▸ **Problem statement**: Each line from the line with "Generate a Python" to the line with "from matplotlib.patches import Rectangle", inclusive, is to be repeated exactly; no other line and no picture belongs in the copy.

▸ **Excerpted records**:
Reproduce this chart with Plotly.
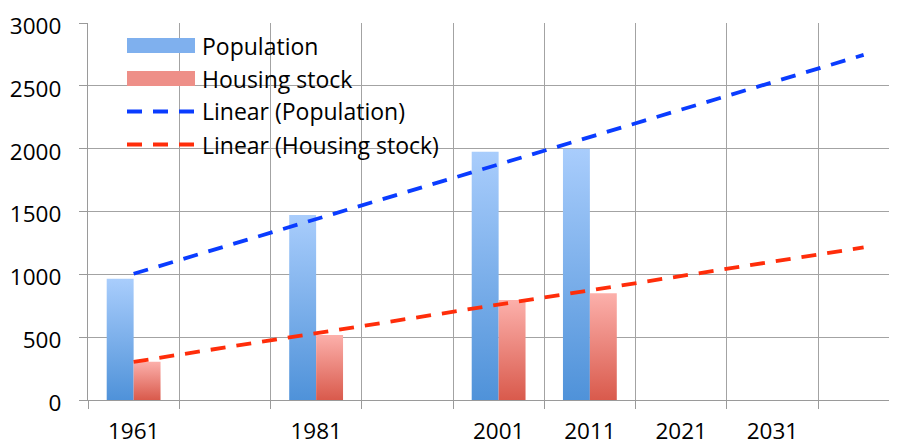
import numpy as np
import plotly.graph_objects as go

# category axis (blank labels for the empty decades)
years = ["1961", "", "1981", "", "2001", "2011", "2021", "2031", ""]
population = [965, None, 1472, None, 1975, 2000, None, None, None]
housing = [305, None, 517, None, 796, 849, None, None, None]

idx = np.arange(1, len(years) + 1)
bar_w = 0.295
font = "'Open Sans', sans-serif"

fig = go.Figure()


def add_bars(values, offset, dark, light):
    for i, v in zip(idx, values):
        if v is None:
            continue
        x0 = i + offset
        fig.add_trace(go.Scatter(
            x=[x0, x0, x0 + bar_w, x0 + bar_w, x0], y=[0, v, v, 0, 0],
            mode="lines", fill="toself", line=dict(width=0),
            fillgradient=dict(type="vertical", start=0, stop=v,
                              colorscale=[[0, dark], [1, light]]),
            showlegend=False, hoverinfo="skip"))


def trend(values):
    pts = [(i, v) for i, v in zip(idx, values) if v is not None]
    xs, ys = zip(*pts)
    slope, icpt = np.polyfit(xs, ys, 1)
    return slope * idx + icpt


add_bars(population, -bar_w, "#4f92d9", "#a9cdfc")
add_bars(housing, 0, "#d95a4c", "#fcb0ab")

fig.add_trace(go.Scatter(x=idx, y=trend(population), mode="lines",
                         line=dict(color="#0a3cff", width=3.8, dash="15px,11px"),
                         showlegend=False))
fig.add_trace(go.Scatter(x=idx, y=trend(housing), mode="lines",
                         line=dict(color="#ff2d0a", width=3.8, dash="15px,11px"),
                         showlegend=False))

# page body has an 8px margin, so everything is placed 8px in
OFF = 8


def py(p):
    return (400 - p) / 377


def px(p):
    return (p - 88) / 809


# hand-made legend, like the Excel one
fig.add_shape(type="rect", xref="paper", yref="paper", layer="between",
              x0=px(100), x1=px(466), y0=py(161), y1=py(28),
              fillcolor="white", line=dict(width=0))
legend_items = [("Population", "bar", "#7fb0ee"),
                ("Housing stock", "bar", "#ee8f88"),
                ("Linear (Population)", "line", "#0a3cff"),
                ("Linear (Housing stock)", "line", "#ff2d0a")]
centers = [45.5, 78.5, 111.5, 144.5]
for (name, kind, col), c in zip(legend_items, centers):
    if kind == "bar":
        fig.add_shape(type="rect", xref="paper", yref="paper", layer="above",
                      x0=px(127), x1=px(195), y0=py(c + 7.5), y1=py(c - 7.5),
                      fillcolor=col, line=dict(width=0))
    else:
        fig.add_shape(type="line", xref="paper", yref="paper", layer="above",
                      x0=px(127), x1=px(195), y0=py(c), y1=py(c),
                      line=dict(color=col, width=3.8, dash="15px,11px"))
    fig.add_annotation(text=name, xref="paper", yref="paper", x=px(200), y=py(c),
                       xanchor="left", yanchor="middle", showarrow=False,
                       font=dict(size=23, color="black", family=font))

fig.update_layout(
    width=897 - OFF, height=446 - OFF,
    margin=dict(l=88 - OFF, r=0, t=23 - OFF, b=46),
    plot_bgcolor="white", paper_bgcolor="white",
    font=dict(family=font, size=22.5, color="black"),
    xaxis=dict(range=[0.5, 0.5 + 809 / 91.25], tickvals=idx, ticktext=years,
               ticks="", showgrid=False, zeroline=False, automargin=False,
               showline=True, linecolor="#9a9a9a", linewidth=1.4,
               ticklabelstandoff=11,
               minor=dict(tick0=0.5, dtick=1, ticks="outside", ticklen=8,
                          tickcolor="#9a9a9a", tickwidth=1.4, showgrid=True,
                          gridcolor="#a3a3a3", gridwidth=1.4)),
    yaxis=dict(range=[0, 3000], dtick=500, ticks="outside", ticklen=8,
               tickcolor="#9a9a9a", tickwidth=1.4, automargin=False,
               showgrid=True, gridcolor="#a3a3a3", gridwidth=1.4,
               zeroline=False, showline=True, linecolor="#9a9a9a", linewidth=1.4,
               ticklabelstandoff=13, ticklabelshift=3, ticklabeloverflow="allow"),
)

fig.write_html("out.html")
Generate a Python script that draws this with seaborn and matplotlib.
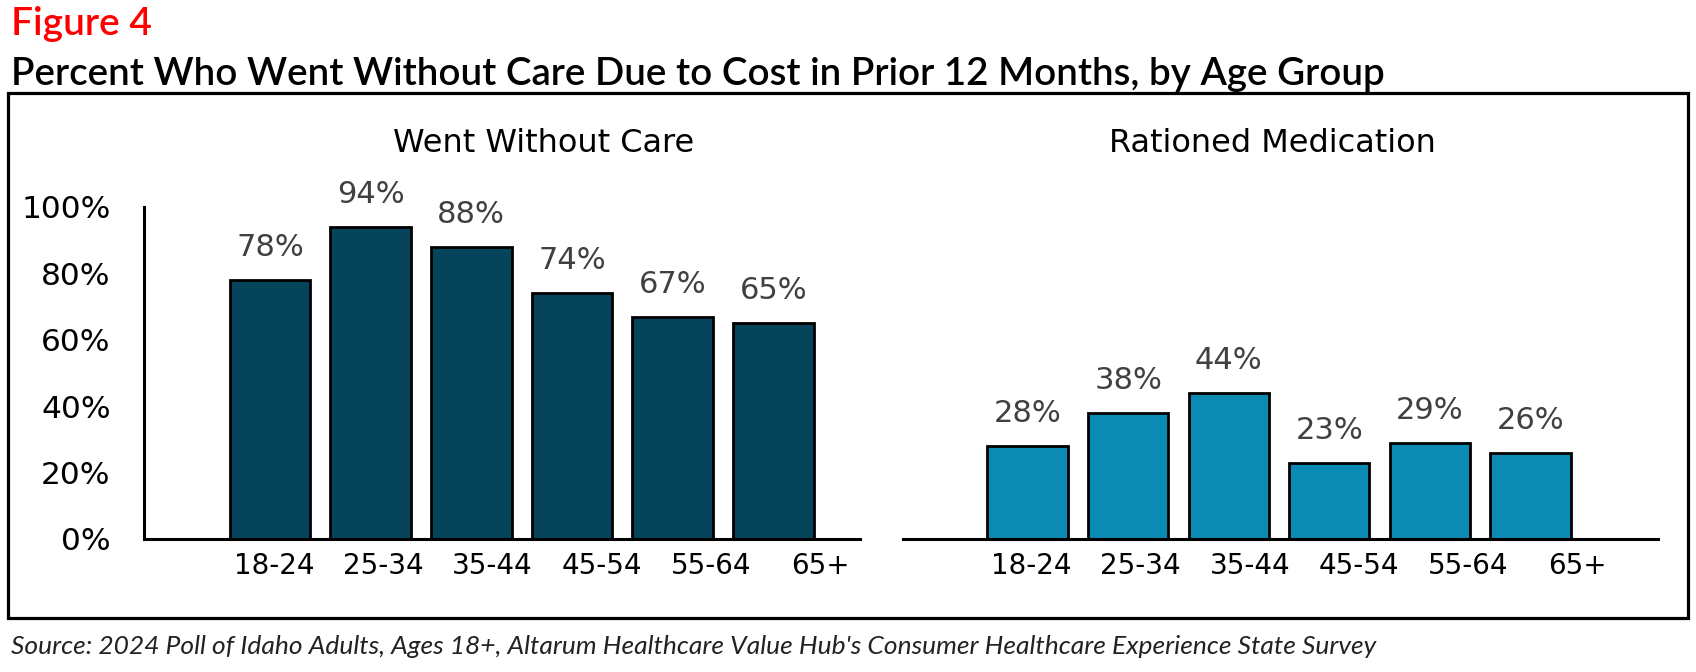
import numpy as np
import pandas as pd
import matplotlib
matplotlib.use("Agg")
import matplotlib.pyplot as plt
import seaborn as sns
from matplotlib.patches import Rectangle

# data
age_groups = ["18-24", "25-34", "35-44", "45-54", "55-64", "65+"]
went_without_care = [78, 94, 88, 74, 67, 65]
rationed_medication = [28, 38, 44, 23, 29, 26]
panel_titles = ["Went Without Care", "Rationed Medication"]
y_ticks = [0, 20, 40, 60, 80, 100]

dark_teal = "#05445A"
light_teal = "#0B8AB3"
label_grey = "#404040"

sns.set_theme(style="white")
plt.rcParams["font.family"] = ["Lato", "DejaVu Sans"]
chart_font = ["DejaVu Sans"]

fig = plt.figure(figsize=(16.96, 6.72), dpi=100)
W, H = 1696, 672

def px_axes(x0, x1, ytop, ybot):
    return fig.add_axes([x0 / W, 1 - ybot / H, (x1 - x0) / W, (ybot - ytop) / H])

ax_left = px_axes(144, 860, 207, 539)
ax_right = px_axes(903, 1658, 207, 539)

panels = [
    (ax_left, went_without_care, dark_teal, (-1.25, 5.86), 544),
    (ax_right, rationed_medication, light_teal, (-1.24, 6.27), 1272),
]

# the tick labels in the original sit on a slightly wider grid than the bars
tick_pos = np.arange(len(age_groups)) * 1.085 + 0.04

for i, (ax, vals, col, xlim, title_x) in enumerate(panels):
    df = pd.DataFrame({"age": age_groups, "pct": vals})
    sns.barplot(data=df, x="age", y="pct", color=col, saturation=1,
                width=0.8, edgecolor="black", linewidth=2.0, ax=ax)
    for bar, v in zip(ax.patches, vals):
        ax.annotate(f"{v}%", (bar.get_x() + bar.get_width() / 2, bar.get_height()),
                    xytext=(0, 13), textcoords="offset points",
                    ha="center", va="bottom", fontsize=22, color=label_grey,
                    family=chart_font)
    ax.set_ylim(0, 100)
    ax.set_xlim(*xlim)
    ax.set_xlabel("")
    ax.set_ylabel("")
    ax.set_xticks(tick_pos)
    ax.set_xticklabels(age_groups, fontsize=20, color="black", family=chart_font)
    ax.tick_params(axis="x", length=0, pad=9)
    for s in ["top", "right"]:
        ax.spines[s].set_visible(False)
    ax.spines["bottom"].set_linewidth(2.2)
    ax.spines["bottom"].set_color("black")
    if i == 0:
        ax.set_yticks(y_ticks)
        ax.set_yticklabels([f"{t}%" for t in y_ticks], fontsize=22.5, color="black",
                           family=chart_font)
        ax.tick_params(axis="y", length=0, pad=24)
        ax.spines["left"].set_linewidth(2.2)
        ax.spines["left"].set_color("black")
    else:
        ax.set_yticks([])
        ax.spines["left"].set_visible(False)
    ax.set_facecolor("none")
    fig.text(title_x / W, 1 - 143 / H, panel_titles[i], ha="center", va="center",
             fontsize=23, color="black", family=chart_font)

# frame round the chart area
fig.patches.append(Rectangle((8 / W, 1 - 618 / H), 1680 / W, 525 / H,
                             transform=fig.transFigure, fill=False,
                             edgecolor="black", linewidth=2.3))

fig.text(11 / W, 1 - 24 / H, "Figure 4", ha="left", va="center",
         fontsize=28, color="#FF0000", fontweight="semibold")
fig.text(11 / W, 1 - 74 / H,
         "Percent Who Went Without Care Due to Cost in Prior 12 Months, by Age Group",
         ha="left", va="center", fontsize=27.7, color="black", fontweight="semibold")
fig.text(11 / W, 1 - 646 / H,
         "Source: 2024 Poll of Idaho Adults, Ages 18+, Altarum Healthcare Value Hub's "
         "Consumer Healthcare Experience State Survey",
         ha="left", va="center", fontsize=19, color="#222222", style="italic")

fig.savefig("out.png", dpi=100)
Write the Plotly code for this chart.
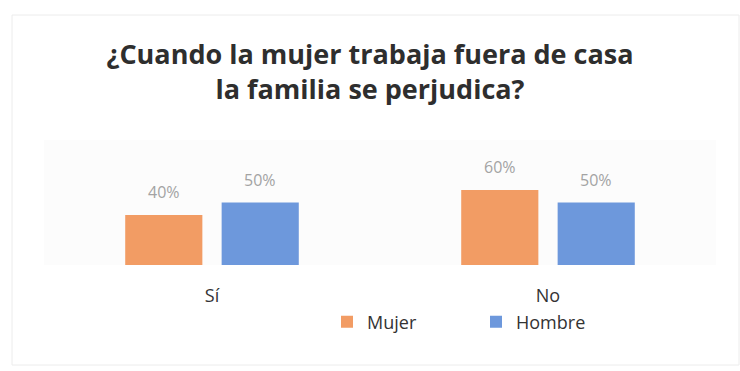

▸ **Reply to the exercise**:
Generate a Python script that draws this with seaborn and matplotlib.
import numpy as np
import pandas as pd
import matplotlib
matplotlib.use("Agg")
import matplotlib.pyplot as plt
import seaborn as sns
from matplotlib.patches import Rectangle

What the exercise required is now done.